The Interactionist Perspective also sheds light on the construction of reality in everyday life. Harold Garfinkel’s ethnomethodology explores how individuals create and maintain a sense of order through mundane activities. Garfinkel’s famous “breaching experiments,” where researchers deliberately violated social norms (such as standing too close to someone in an elevator), revealed the unspoken rules that govern social interactions. These experiments highlighted the fragile yet resilient nature of social order, which depends on individuals’ shared understandings and expectations.
While the Interactionist Perspective offers a nuanced understanding of human behavior, it is not without its criticisms. One major critique is its focus on micro-level interactions at the expense of macro-level structures. Critics argue that this perspective overlooks the broader social, economic, and political forces that shape individual experiences. For example, while Interactionism can explain how individuals navigate unemployment on a personal level, it may fail to address the systemic factors, such as economic inequality or labor market policies, that contribute to widespread unemployment.
Another critique is the perspective’s reliance on subjective interpretations, which can make it challenging to establish generalizable conclusions. The emphasis on individual agency and variability may lead to fragmented analyses that lack coherence or consistency. Additionally, some critics argue that Symbolic Interactionism underestimates the role of power and coercion in shaping social interactions.

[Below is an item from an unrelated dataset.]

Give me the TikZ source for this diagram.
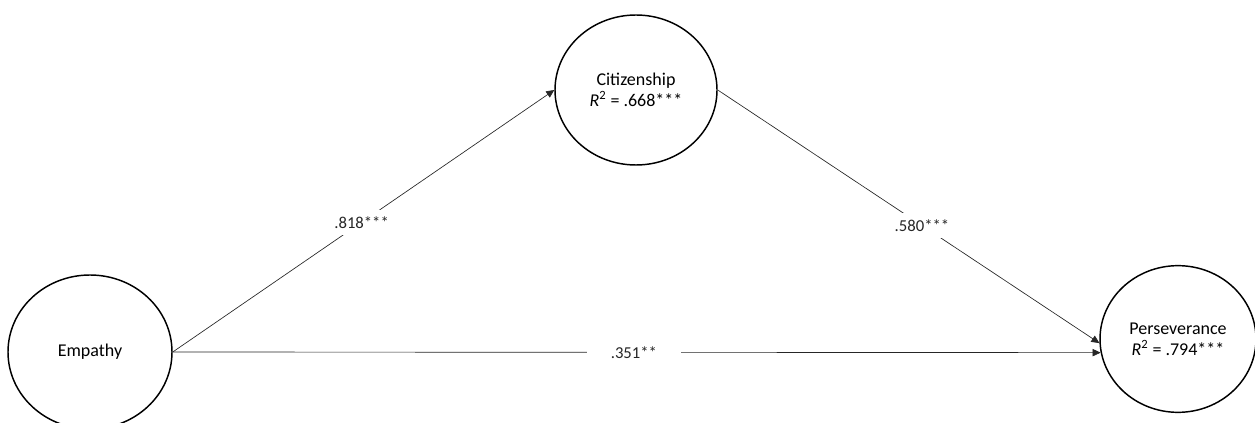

For instance, interactions between employers and employees often reflect underlying power imbalances that influence their dynamics and outcomes.
Despite these criticisms, the Interactionist Perspective remains a valuable tool for understanding the complexities of social life. Its emphasis on meaning-making and individual agency provides a nuanced and humanistic approach to sociology. By focusing on the micro-level of social interaction, Symbolic Interactionism complements other theoretical frameworks, such as Functionalism and Conflict Theory, offering a more comprehensive understanding of society.
In contemporary sociology, the Interactionist Perspective continues to evolve, integrating insights from fields such as psychology, anthropology, and digital communication. Studies on social media, for example, explore how individuals construct and negotiate identities in virtual spaces. The use of emojis, hashtags, and memes as symbols in online interactions exemplifies the enduring relevance of Symbolic Interactionism in the digital age.
In conclusion, the Interactionist Perspective provides a rich and insightful framework for examining the intricacies of human behavior and social processes. By emphasizing the subjective meanings individuals attach to their actions and interactions, Symbolic Interactionism highlights the dynamic and fluid nature of social reality. While it has its limitations, this perspective offers valuable tools for understanding identity, socialization, deviance, and the role of symbols in shaping our lives. In a rapidly changing world, the Interactionist Perspective remains a vital lens for exploring the interplay between individuals and their social environments.